#### The task
Restate the listing that follows word for word, without its pictures.

#### Recorded data
---

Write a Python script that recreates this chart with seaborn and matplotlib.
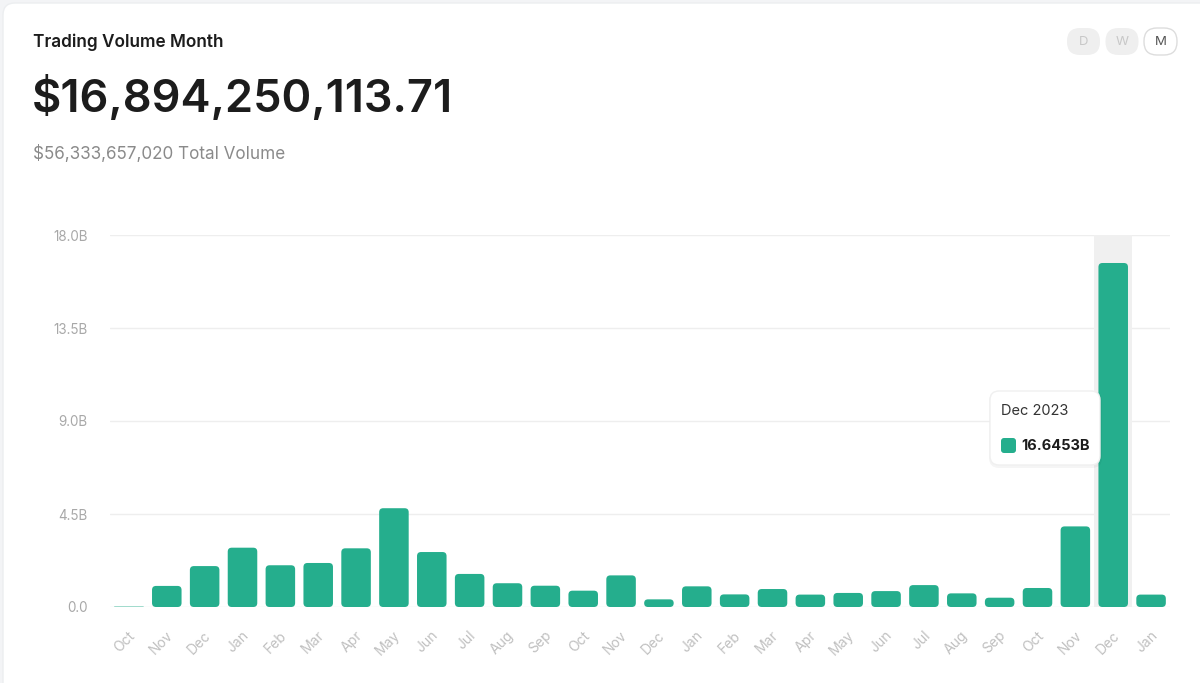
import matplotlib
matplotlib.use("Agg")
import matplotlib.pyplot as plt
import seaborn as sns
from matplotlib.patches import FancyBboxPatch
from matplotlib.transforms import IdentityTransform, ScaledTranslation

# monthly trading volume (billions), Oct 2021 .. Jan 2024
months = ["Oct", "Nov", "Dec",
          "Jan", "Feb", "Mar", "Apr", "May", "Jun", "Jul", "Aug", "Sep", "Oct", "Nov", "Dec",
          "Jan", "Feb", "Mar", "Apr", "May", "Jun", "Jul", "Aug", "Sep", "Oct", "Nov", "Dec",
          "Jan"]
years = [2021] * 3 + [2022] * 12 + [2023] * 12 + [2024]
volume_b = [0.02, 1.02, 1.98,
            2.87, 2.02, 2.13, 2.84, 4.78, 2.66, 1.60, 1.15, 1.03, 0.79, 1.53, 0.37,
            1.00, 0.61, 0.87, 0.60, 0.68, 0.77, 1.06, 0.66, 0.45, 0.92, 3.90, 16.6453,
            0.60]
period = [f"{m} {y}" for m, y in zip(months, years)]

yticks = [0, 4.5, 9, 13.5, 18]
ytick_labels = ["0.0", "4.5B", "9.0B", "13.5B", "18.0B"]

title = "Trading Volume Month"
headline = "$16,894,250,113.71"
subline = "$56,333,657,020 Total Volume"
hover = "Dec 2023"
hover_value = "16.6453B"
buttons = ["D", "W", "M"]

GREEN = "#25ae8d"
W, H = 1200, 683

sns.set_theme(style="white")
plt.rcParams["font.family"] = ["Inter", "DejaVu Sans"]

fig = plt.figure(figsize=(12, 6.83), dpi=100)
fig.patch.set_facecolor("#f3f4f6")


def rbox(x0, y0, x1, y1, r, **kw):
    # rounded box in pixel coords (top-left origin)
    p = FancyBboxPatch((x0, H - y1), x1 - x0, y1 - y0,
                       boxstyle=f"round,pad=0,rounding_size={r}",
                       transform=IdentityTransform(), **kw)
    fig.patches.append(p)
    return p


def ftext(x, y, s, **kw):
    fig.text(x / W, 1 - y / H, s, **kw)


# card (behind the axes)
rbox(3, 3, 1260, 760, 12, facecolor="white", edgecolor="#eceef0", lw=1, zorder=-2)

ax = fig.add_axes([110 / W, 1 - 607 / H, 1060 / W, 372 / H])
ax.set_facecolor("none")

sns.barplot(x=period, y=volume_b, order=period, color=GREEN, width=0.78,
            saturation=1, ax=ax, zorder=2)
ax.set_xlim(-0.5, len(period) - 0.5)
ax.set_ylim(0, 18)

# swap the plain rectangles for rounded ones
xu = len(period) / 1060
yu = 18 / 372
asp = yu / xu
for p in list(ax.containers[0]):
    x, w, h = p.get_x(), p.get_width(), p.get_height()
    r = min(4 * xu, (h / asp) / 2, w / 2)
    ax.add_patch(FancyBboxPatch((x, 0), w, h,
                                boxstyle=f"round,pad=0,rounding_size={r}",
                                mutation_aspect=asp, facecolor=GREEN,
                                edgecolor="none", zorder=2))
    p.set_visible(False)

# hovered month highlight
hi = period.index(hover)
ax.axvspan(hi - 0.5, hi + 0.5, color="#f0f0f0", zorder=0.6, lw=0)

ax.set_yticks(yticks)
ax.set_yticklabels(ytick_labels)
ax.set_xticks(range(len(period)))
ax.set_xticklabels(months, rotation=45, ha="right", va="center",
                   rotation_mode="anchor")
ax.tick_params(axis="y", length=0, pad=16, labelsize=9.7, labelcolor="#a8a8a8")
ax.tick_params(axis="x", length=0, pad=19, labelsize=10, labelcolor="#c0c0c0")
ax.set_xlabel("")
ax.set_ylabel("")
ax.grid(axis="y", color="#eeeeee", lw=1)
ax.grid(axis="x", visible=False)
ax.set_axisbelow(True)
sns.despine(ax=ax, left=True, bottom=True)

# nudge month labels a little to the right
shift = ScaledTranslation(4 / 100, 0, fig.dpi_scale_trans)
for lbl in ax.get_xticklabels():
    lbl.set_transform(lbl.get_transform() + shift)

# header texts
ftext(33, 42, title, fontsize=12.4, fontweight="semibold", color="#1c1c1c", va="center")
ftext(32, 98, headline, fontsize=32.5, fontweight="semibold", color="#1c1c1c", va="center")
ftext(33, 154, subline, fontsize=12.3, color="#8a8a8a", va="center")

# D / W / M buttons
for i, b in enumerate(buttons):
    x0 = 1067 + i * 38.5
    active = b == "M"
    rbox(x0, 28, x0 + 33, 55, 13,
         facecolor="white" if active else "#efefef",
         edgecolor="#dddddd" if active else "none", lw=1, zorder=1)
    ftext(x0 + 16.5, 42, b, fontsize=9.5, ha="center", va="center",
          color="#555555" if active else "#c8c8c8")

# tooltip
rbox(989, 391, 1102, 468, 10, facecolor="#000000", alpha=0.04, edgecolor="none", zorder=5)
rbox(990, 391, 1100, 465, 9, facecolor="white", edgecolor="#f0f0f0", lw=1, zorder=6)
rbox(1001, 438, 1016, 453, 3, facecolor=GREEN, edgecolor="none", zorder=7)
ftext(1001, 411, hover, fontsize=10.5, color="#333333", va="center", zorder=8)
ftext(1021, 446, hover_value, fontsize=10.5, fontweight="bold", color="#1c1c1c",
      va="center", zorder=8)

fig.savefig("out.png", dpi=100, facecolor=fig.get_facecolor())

---

#### Answer for the task
Write a Python script that recreates this chart with seaborn and matplotlib.
import matplotlib
matplotlib.use("Agg")
import matplotlib.pyplot as plt
import seaborn as sns
from matplotlib.patches import FancyBboxPatch
from matplotlib.transforms import IdentityTransform, ScaledTranslation

# monthly trading volume (billions), Oct 2021 .. Jan 2024
months = ["Oct", "Nov", "Dec",
          "Jan", "Feb", "Mar", "Apr", "May", "Jun", "Jul", "Aug", "Sep", "Oct", "Nov", "Dec",
          "Jan", "Feb", "Mar", "Apr", "May", "Jun", "Jul", "Aug", "Sep", "Oct", "Nov", "Dec",
          "Jan"]
years = [2021] * 3 + [2022] * 12 + [2023] * 12 + [2024]
volume_b = [0.02, 1.02, 1.98,
            2.87, 2.02, 2.13, 2.84, 4.78, 2.66, 1.60, 1.15, 1.03, 0.79, 1.53, 0.37,
            1.00, 0.61, 0.87, 0.60, 0.68, 0.77, 1.06, 0.66, 0.45, 0.92, 3.90, 16.6453,
            0.60]
period = [f"{m} {y}" for m, y in zip(months, years)]

yticks = [0, 4.5, 9, 13.5, 18]
ytick_labels = ["0.0", "4.5B", "9.0B", "13.5B", "18.0B"]

title = "Trading Volume Month"
headline = "$16,894,250,113.71"
subline = "$56,333,657,020 Total Volume"
hover = "Dec 2023"
hover_value = "16.6453B"
buttons = ["D", "W", "M"]

GREEN = "#25ae8d"
W, H = 1200, 683

sns.set_theme(style="white")
plt.rcParams["font.family"] = ["Inter", "DejaVu Sans"]

fig = plt.figure(figsize=(12, 6.83), dpi=100)
fig.patch.set_facecolor("#f3f4f6")


def rbox(x0, y0, x1, y1, r, **kw):
    # rounded box in pixel coords (top-left origin)
    p = FancyBboxPatch((x0, H - y1), x1 - x0, y1 - y0,
                       boxstyle=f"round,pad=0,rounding_size={r}",
                       transform=IdentityTransform(), **kw)
    fig.patches.append(p)
    return p


def ftext(x, y, s, **kw):
    fig.text(x / W, 1 - y / H, s, **kw)


# card (behind the axes)
rbox(3, 3, 1260, 760, 12, facecolor="white", edgecolor="#eceef0", lw=1, zorder=-2)

ax = fig.add_axes([110 / W, 1 - 607 / H, 1060 / W, 372 / H])
ax.set_facecolor("none")

sns.barplot(x=period, y=volume_b, order=period, color=GREEN, width=0.78,
            saturation=1, ax=ax, zorder=2)
ax.set_xlim(-0.5, len(period) - 0.5)
ax.set_ylim(0, 18)

# swap the plain rectangles for rounded ones
xu = len(period) / 1060
yu = 18 / 372
asp = yu / xu
for p in list(ax.containers[0]):
    x, w, h = p.get_x(), p.get_width(), p.get_height()
    r = min(4 * xu, (h / asp) / 2, w / 2)
    ax.add_patch(FancyBboxPatch((x, 0), w, h,
                                boxstyle=f"round,pad=0,rounding_size={r}",
                                mutation_aspect=asp, facecolor=GREEN,
                                edgecolor="none", zorder=2))
    p.set_visible(False)

# hovered month highlight
hi = period.index(hover)
ax.axvspan(hi - 0.5, hi + 0.5, color="#f0f0f0", zorder=0.6, lw=0)

ax.set_yticks(yticks)
ax.set_yticklabels(ytick_labels)
ax.set_xticks(range(len(period)))
ax.set_xticklabels(months, rotation=45, ha="right", va="center",
                   rotation_mode="anchor")
ax.tick_params(axis="y", length=0, pad=16, labelsize=9.7, labelcolor="#a8a8a8")
ax.tick_params(axis="x", length=0, pad=19, labelsize=10, labelcolor="#c0c0c0")
ax.set_xlabel("")
ax.set_ylabel("")
ax.grid(axis="y", color="#eeeeee", lw=1)
ax.grid(axis="x", visible=False)
ax.set_axisbelow(True)
sns.despine(ax=ax, left=True, bottom=True)

# nudge month labels a little to the right
shift = ScaledTranslation(4 / 100, 0, fig.dpi_scale_trans)
for lbl in ax.get_xticklabels():
    lbl.set_transform(lbl.get_transform() + shift)

# header texts
ftext(33, 42, title, fontsize=12.4, fontweight="semibold", color="#1c1c1c", va="center")
ftext(32, 98, headline, fontsize=32.5, fontweight="semibold", color="#1c1c1c", va="center")
ftext(33, 154, subline, fontsize=12.3, color="#8a8a8a", va="center")

# D / W / M buttons
for i, b in enumerate(buttons):
    x0 = 1067 + i * 38.5
    active = b == "M"
    rbox(x0, 28, x0 + 33, 55, 13,
         facecolor="white" if active else "#efefef",
         edgecolor="#dddddd" if active else "none", lw=1, zorder=1)
    ftext(x0 + 16.5, 42, b, fontsize=9.5, ha="center", va="center",
          color="#555555" if active else "#c8c8c8")

# tooltip
rbox(989, 391, 1102, 468, 10, facecolor="#000000", alpha=0.04, edgecolor="none", zorder=5)
rbox(990, 391, 1100, 465, 9, facecolor="white", edgecolor="#f0f0f0", lw=1, zorder=6)
rbox(1001, 438, 1016, 453, 3, facecolor=GREEN, edgecolor="none", zorder=7)
ftext(1001, 411, hover, fontsize=10.5, color="#333333", va="center", zorder=8)
ftext(1021, 446, hover_value, fontsize=10.5, fontweight="bold", color="#1c1c1c",
      va="center", zorder=8)

fig.savefig("out.png", dpi=100, facecolor=fig.get_facecolor())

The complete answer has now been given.